When I first envisioned this scenario in my head, I was thinking of
this in the context of a particular online system, such as one based on
the "Compuserve model". Now, this "ecumenical" system
could actually span multiple systems, and link to an unlimited amount
of resources and sites via the Internet. There exists today a "net-wide"
menuing system called "Gopher" (because of its origination at
the University of Minnesota).
Gopher systems are linked to each other through the basic interconnecting
protocol known as "Telnetting". The base Internet commands for
moving form one Internet site to another involves typing "telnet
uc.eng.edu", or some such command that tells the Internet computer
to connect to uc.eng.edu, which is University of Cincinnati English dept.
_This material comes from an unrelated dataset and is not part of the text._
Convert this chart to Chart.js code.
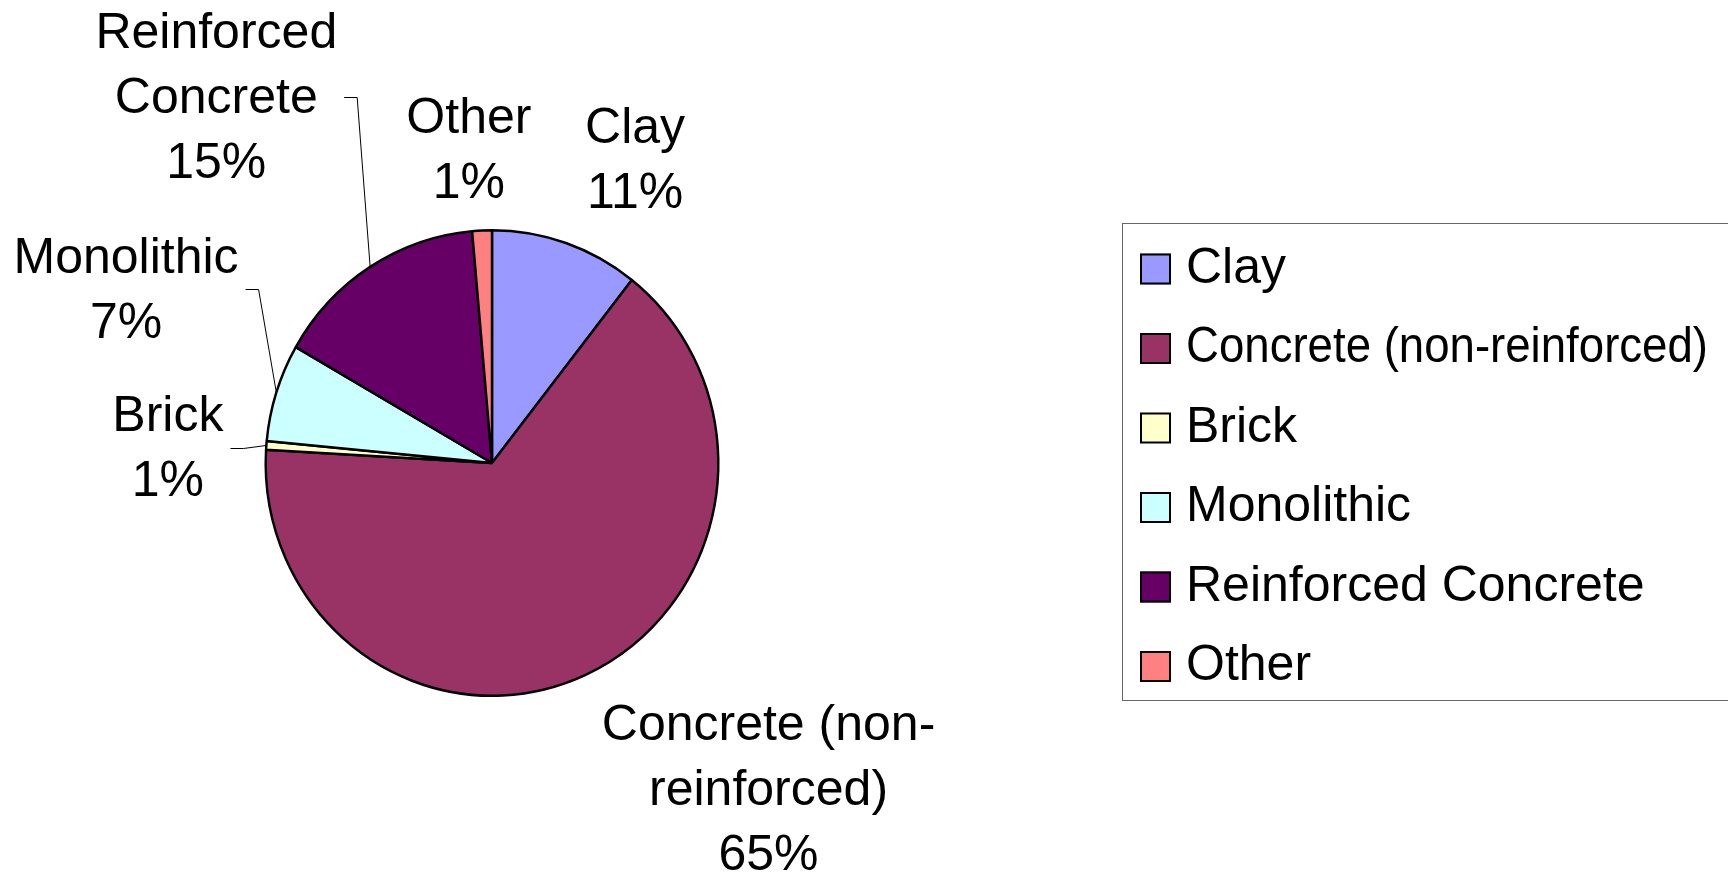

address (I think). Gopher is itself an interface which hides these commands
from the user, so that they need only make a number choice, and the proper
information is brought to the screen (or, I should say, they are taken
to the proper place where the information resides). Across the lightning
fast communication lines connecting the Internet computers, this process
takes no longer than calling up a particular file on your own computer
(provided there is no problem).
The "infrastructure" for the kind of cross-linking of theological
education and resources I was thinking about two years ago has unfolded
before my eyes since then. In December of 1992 I picked up a book called
"The Whole Internet: User's Guide and Catalog". It was then
the definitive and authoritative book on the Internet. It was also indicative
of the fact that the Internet was not yet a user friendly place. The Unix
system on which the lion's share of the Internet ran upon was a difficult
highway to navigate.
A proliferation of books and "How to Connect" have flooded the
computer book bookshelves and made the cover of all the computer magazines.
It still remains a maze to most people, and access is in still somewhat
muddied waters. America Online has begun to offer some of the most user
friendly tools to date to their subscribers.